» What is required
Give back exactly the lines from the beginning of the listing below to the line holding "line_color = '#ED7D31'", both ends included; the pictures stay out.

[START OF Supplied data]

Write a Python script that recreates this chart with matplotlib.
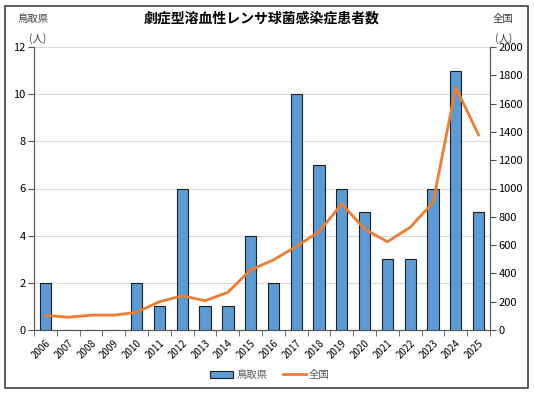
import numpy as np
import matplotlib
matplotlib.use("Agg")
import matplotlib.pyplot as plt
from matplotlib.patches import Rectangle

plt.rcParams['font.family'] = ['Noto Sans CJK JP', 'DejaVu Sans']

years = [str(y) for y in range(2006, 2026)]
tottori = [2, 0, 0, 0, 2, 1, 6, 1, 1, 4, 2, 10, 7, 6, 5, 3, 3, 6, 11, 5]
national = [104, 90, 105, 105, 125, 200, 242, 207, 266, 425,
            495, 590, 695, 890, 714, 624, 726, 900, 1715, 1378]

bar_color = '#5B9BD5'
line_color = '#ED7D31'

fig = plt.figure(figsize=(5.34, 3.94), dpi=100)
ax = fig.add_axes([34 / 534, 1 - 330 / 394, 456 / 534, 283 / 394])
ax2 = ax.twinx()

x = np.arange(len(years))
ax.bar(x, tottori, width=0.5, color=bar_color, edgecolor='#1f1f1f',
       linewidth=0.8, zorder=3, label='鳥取県')
ax2.plot(x, national, color=line_color, linewidth=2, zorder=4, label='全国')

ax.set_xlim(-0.5, len(years) - 0.5)
ax.set_ylim(0, 12)
ax.set_yticks(range(0, 13, 2))
ax2.set_ylim(0, 2000)
ax2.set_yticks(range(0, 2001, 200))

ax.set_xticks(x)
ax.set_xticklabels(years, rotation=45, ha='right', rotation_mode='anchor', fontsize=7)
ax.set_xticks(np.arange(-0.5, len(years)), minor=True)
ax.tick_params(axis='x', which='major', length=0, pad=6)
ax.tick_params(axis='x', which='minor', length=4, direction='out', color='#555555')
ax.tick_params(axis='y', labelsize=8, length=4, color='#555555', pad=2)
ax2.tick_params(axis='y', labelsize=8, length=4, color='#555555', pad=2)

ax.yaxis.grid(True, color='#d9d9d9', linewidth=0.8, zorder=0)
ax.set_axisbelow(True)
for a in (ax, ax2):
    a.spines['top'].set_visible(False)
    a.spines['left'].set_color('#595959')
    a.spines['right'].set_color('#595959')
    a.spines['bottom'].set_color('#595959')
ax.patch.set_visible(True)
ax2.patch.set_visible(False)

fig.text(262 / 534, 1 - 19 / 394, '劇症型溶血性レンサ球菌感染症患者数', ha='center', va='center',
         fontsize=10, fontweight='bold')
fig.text(33 / 534, 1 - 19 / 394, '鳥取県', ha='center', va='center', fontsize=7.5, color='#404040')
fig.text(38 / 534, 1 - 39 / 394, '(人)', ha='center', va='center', fontsize=7.5, color='#404040')
fig.text(503 / 534, 1 - 19 / 394, '全国', ha='center', va='center', fontsize=7.5, color='#404040')
fig.text(504 / 534, 1 - 39 / 394, '(人)', ha='center', va='center', fontsize=7.5, color='#404040')

h1, l1 = ax.get_legend_handles_labels()
h2, l2 = ax2.get_legend_handles_labels()
leg = fig.legend(h1 + h2, l1 + l2, loc='center', bbox_to_anchor=(270 / 534, 1 - 375 / 394),
                 ncol=2, frameon=False, fontsize=7.5, handlelength=2.2, columnspacing=1.5,
                 handletextpad=0.3)
for t in leg.get_texts():
    t.set_color('#595959')

fig.patches.append(Rectangle((5 / 534, 6 / 394), 523 / 534, 382 / 394, transform=fig.transFigure,
                             fill=False, edgecolor='#404040', linewidth=1.2))

fig.savefig('out.png', dpi=100)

[END OF Supplied data]

» Exercise solution
Write a Python script that recreates this chart with matplotlib.
import numpy as np
import matplotlib
matplotlib.use("Agg")
import matplotlib.pyplot as plt
from matplotlib.patches import Rectangle

plt.rcParams['font.family'] = ['Noto Sans CJK JP', 'DejaVu Sans']

years = [str(y) for y in range(2006, 2026)]
tottori = [2, 0, 0, 0, 2, 1, 6, 1, 1, 4, 2, 10, 7, 6, 5, 3, 3, 6, 11, 5]
national = [104, 90, 105, 105, 125, 200, 242, 207, 266, 425,
            495, 590, 695, 890, 714, 624, 726, 900, 1715, 1378]

bar_color = '#5B9BD5'
line_color = '#ED7D31'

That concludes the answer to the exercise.